Beggin reports that “Federal workers missing paychecks and the interruption of food benefits for low-income Americans are expected to temporarily lower gross domestic product by one to two percentage points in the fourth quarter of 2025.” That’s not a rounding error, that’s a real hit to growth.

And while some of the slowdown will bounce back now that the government has reopened, not everything will. Beggin cites CBO Director Phillip Swagel, who explains that “the hours lost by furloughed federal workers would permanently affect real GDP, an effect that would get worse the longer the shutdown drags on.” This is the cost not of a recession or a crisis of resources, but of political gridlock.

Even with offices reopening, one of the strangest effects after this shutdown is the massive data blackout it caused.
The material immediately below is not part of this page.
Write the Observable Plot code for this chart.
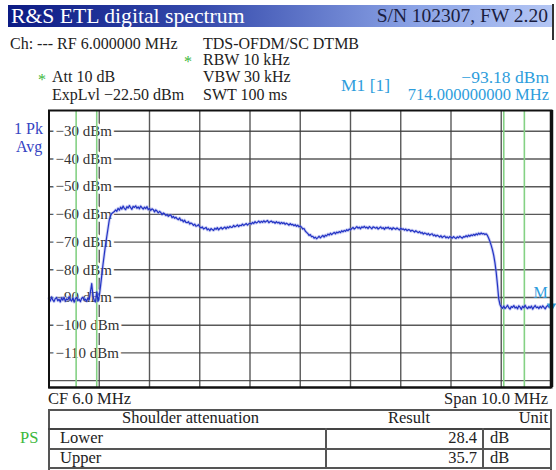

For more than six weeks, routine but essential economic data, jobs reports, inflation numbers, retail spending, housing data, simply never came out.

That means policymakers, analysts, and the Federal Reserve are now flying partially blind. Economic decisions that usually rely on data will instead rely on estimates, guesswork, and delayed releases. The shutdown may be over, but the informational damage will take months to be repaired.

Types of Data that has Been Delayed Because of the Shutdown (Courtesy of Bloomberg)

The shutdown didn’t just impact national indicators, it impacted families.
Beggin notes that “around 750,000 federal workers have been temporarily furloughed” while many others worked without pay. And beyond workers, millions of Americans relying on government programs were left vulnerable.

One of the most alarming impacts was on food assistance.
According to Riley Beggin from The Washington Post, the Department of Agriculture warned that “SNAP… is set to run out of funding on Saturday,” meaning benefits would “temporarily halt in states that cannot make up the difference.” Food security, wages, and essential services all became bargaining chips.

Data Collected on SNAP (Courtesy of moveforhunger.org)

Now that the shutdown has ended, agencies face massive backlogs. Weeks of unprocessed claims, paused benefits, and delayed data will take time to unwind. Economists warn that the true cost of the shutdown won’t be fully understood until well into 2026, especially with key federal statistics backed up for weeks or even months.

But one lesson is immediate: a shutdown of this length doesn’t just inconvenience the nation. It weakens its economic stability, its public services, and its sense of trust.

The longest shutdown in U.S. history didn’t end in a grand compromise. It ended the same way it began: with Americans paying the price for a political stalemate. The economy will recover eventually. But the structural vulnerabilities exposed, from food programs to economic reporting, won’t be forgotten anytime soon. Washington may be back open for business, but the bill for its closure is only starting to come due.